• **Extracted material**:
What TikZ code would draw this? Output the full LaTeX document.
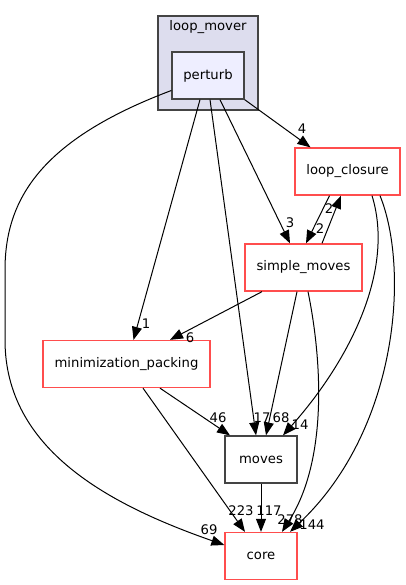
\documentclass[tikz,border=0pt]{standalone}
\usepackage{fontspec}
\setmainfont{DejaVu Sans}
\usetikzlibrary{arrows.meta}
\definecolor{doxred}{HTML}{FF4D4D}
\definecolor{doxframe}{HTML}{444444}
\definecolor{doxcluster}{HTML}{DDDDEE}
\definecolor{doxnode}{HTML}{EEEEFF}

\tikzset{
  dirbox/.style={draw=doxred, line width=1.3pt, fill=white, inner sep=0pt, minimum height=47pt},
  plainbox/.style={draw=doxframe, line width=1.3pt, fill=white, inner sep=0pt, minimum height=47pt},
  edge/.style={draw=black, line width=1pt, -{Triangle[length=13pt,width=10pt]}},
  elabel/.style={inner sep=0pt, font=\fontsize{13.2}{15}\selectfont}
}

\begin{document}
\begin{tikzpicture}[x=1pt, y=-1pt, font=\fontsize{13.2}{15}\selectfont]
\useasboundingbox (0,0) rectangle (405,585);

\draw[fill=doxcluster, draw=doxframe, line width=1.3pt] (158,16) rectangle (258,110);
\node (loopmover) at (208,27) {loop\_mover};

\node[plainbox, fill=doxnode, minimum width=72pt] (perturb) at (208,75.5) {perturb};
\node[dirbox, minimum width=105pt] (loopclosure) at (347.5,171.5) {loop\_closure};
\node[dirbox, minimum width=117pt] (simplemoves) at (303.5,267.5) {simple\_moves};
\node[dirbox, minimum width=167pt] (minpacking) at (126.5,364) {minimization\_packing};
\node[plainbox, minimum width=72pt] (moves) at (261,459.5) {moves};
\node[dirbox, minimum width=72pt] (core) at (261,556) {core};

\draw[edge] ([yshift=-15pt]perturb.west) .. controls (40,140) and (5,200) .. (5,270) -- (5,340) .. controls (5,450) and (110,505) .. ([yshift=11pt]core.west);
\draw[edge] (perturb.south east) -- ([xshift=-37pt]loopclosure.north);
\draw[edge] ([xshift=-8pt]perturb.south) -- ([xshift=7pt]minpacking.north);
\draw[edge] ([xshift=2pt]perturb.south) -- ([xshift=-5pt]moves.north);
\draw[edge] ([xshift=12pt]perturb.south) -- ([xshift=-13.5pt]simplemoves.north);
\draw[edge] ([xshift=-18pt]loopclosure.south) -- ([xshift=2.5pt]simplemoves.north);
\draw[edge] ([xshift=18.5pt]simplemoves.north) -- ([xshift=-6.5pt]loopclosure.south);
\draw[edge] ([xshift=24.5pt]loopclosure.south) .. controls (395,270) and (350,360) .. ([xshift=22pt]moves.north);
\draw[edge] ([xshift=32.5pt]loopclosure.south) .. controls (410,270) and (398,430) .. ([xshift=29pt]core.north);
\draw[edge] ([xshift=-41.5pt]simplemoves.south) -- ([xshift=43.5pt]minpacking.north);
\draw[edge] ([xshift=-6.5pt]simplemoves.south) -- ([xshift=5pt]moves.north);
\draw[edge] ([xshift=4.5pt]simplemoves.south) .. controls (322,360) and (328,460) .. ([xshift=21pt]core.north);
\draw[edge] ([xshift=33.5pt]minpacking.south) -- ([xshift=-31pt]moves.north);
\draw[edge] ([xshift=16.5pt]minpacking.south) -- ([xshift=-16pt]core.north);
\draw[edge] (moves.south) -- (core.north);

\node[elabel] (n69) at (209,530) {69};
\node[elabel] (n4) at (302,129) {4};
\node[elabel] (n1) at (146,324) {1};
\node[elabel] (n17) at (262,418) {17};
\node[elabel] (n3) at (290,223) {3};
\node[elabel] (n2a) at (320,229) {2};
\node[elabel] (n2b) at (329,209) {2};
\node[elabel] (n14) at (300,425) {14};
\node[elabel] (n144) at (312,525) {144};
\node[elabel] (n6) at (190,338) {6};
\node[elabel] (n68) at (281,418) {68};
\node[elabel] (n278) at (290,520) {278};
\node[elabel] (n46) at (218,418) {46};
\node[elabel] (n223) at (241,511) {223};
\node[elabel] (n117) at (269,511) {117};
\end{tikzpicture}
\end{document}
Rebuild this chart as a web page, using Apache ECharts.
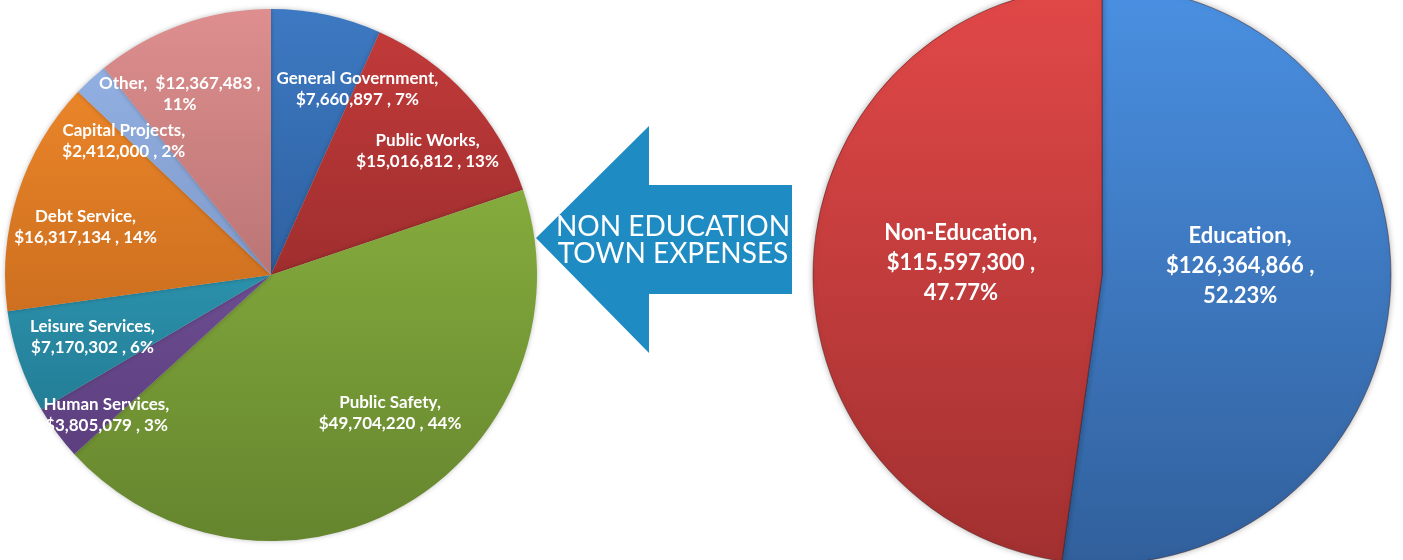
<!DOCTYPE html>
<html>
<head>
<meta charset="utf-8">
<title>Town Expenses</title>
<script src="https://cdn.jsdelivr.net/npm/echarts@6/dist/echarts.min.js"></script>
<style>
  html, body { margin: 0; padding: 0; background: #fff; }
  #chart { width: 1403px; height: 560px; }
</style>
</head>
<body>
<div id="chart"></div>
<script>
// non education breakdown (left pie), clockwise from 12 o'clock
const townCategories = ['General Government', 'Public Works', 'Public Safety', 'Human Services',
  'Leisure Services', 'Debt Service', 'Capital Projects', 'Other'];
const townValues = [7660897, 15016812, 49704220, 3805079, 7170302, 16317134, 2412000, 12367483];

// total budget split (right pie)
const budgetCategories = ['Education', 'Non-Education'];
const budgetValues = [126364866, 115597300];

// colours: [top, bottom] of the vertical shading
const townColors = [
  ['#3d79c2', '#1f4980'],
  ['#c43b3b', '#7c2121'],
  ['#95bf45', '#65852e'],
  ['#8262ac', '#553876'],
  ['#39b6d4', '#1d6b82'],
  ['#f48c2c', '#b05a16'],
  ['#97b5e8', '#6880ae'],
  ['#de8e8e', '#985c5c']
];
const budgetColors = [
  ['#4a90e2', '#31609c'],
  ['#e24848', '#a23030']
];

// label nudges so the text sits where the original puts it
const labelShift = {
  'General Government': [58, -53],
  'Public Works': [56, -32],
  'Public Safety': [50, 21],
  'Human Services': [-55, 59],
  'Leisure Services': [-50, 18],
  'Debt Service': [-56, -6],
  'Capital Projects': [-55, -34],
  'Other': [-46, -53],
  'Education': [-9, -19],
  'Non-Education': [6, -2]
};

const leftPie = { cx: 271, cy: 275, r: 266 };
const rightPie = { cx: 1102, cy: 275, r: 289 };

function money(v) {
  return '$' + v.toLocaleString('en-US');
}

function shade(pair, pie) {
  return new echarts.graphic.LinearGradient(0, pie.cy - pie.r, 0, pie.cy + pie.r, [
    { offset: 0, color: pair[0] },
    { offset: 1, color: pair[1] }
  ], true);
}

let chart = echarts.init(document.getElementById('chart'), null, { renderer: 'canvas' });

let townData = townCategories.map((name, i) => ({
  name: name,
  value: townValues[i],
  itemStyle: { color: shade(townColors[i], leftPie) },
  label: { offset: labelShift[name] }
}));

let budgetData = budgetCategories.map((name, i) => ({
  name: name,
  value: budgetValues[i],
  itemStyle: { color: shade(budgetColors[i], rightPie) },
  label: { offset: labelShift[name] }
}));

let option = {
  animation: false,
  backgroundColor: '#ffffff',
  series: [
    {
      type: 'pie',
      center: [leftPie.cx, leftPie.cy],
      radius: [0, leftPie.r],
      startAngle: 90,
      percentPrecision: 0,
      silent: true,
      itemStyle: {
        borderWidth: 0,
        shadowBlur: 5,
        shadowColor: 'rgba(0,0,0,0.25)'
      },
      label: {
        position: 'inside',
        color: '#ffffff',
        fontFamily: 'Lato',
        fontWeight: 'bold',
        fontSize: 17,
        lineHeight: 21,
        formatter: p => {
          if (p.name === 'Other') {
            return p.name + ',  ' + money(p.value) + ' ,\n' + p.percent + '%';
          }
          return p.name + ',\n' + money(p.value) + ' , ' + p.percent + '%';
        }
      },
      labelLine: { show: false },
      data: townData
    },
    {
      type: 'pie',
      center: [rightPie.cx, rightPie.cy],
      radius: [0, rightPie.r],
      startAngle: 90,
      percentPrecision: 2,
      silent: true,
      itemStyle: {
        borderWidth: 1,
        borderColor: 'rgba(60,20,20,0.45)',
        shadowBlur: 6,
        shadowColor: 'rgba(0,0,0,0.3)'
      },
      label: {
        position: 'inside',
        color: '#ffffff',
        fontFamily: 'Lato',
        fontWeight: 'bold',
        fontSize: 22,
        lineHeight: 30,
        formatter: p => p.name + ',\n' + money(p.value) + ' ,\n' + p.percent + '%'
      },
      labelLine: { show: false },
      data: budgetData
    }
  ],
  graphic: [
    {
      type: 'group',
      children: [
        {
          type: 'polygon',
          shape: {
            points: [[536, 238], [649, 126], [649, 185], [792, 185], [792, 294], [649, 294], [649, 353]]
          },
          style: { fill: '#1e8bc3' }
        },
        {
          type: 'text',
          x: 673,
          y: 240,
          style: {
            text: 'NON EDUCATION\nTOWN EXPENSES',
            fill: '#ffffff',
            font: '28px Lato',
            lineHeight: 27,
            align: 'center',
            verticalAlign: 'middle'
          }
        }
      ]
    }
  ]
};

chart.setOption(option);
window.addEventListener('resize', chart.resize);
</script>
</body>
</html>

• **Given request**:
Hand back the exact lines from the start of the entries to the line with "minimum width=72pt] (core)", both ends kept and pictures left out.

• **Response**:
What TikZ code would draw this? Output the full LaTeX document.
\documentclass[tikz,border=0pt]{standalone}
\usepackage{fontspec}
\setmainfont{DejaVu Sans}
\usetikzlibrary{arrows.meta}
\definecolor{doxred}{HTML}{FF4D4D}
\definecolor{doxframe}{HTML}{444444}
\definecolor{doxcluster}{HTML}{DDDDEE}
\definecolor{doxnode}{HTML}{EEEEFF}

\tikzset{
  dirbox/.style={draw=doxred, line width=1.3pt, fill=white, inner sep=0pt, minimum height=47pt},
  plainbox/.style={draw=doxframe, line width=1.3pt, fill=white, inner sep=0pt, minimum height=47pt},
  edge/.style={draw=black, line width=1pt, -{Triangle[length=13pt,width=10pt]}},
  elabel/.style={inner sep=0pt, font=\fontsize{13.2}{15}\selectfont}
}

\begin{document}
\begin{tikzpicture}[x=1pt, y=-1pt, font=\fontsize{13.2}{15}\selectfont]
\useasboundingbox (0,0) rectangle (405,585);

\draw[fill=doxcluster, draw=doxframe, line width=1.3pt] (158,16) rectangle (258,110);
\node (loopmover) at (208,27) {loop\_mover};

\node[plainbox, fill=doxnode, minimum width=72pt] (perturb) at (208,75.5) {perturb};
\node[dirbox, minimum width=105pt] (loopclosure) at (347.5,171.5) {loop\_closure};
\node[dirbox, minimum width=117pt] (simplemoves) at (303.5,267.5) {simple\_moves};
\node[dirbox, minimum width=167pt] (minpacking) at (126.5,364) {minimization\_packing};
\node[plainbox, minimum width=72pt] (moves) at (261,459.5) {moves};
\node[dirbox, minimum width=72pt] (core) at (261,556) {core};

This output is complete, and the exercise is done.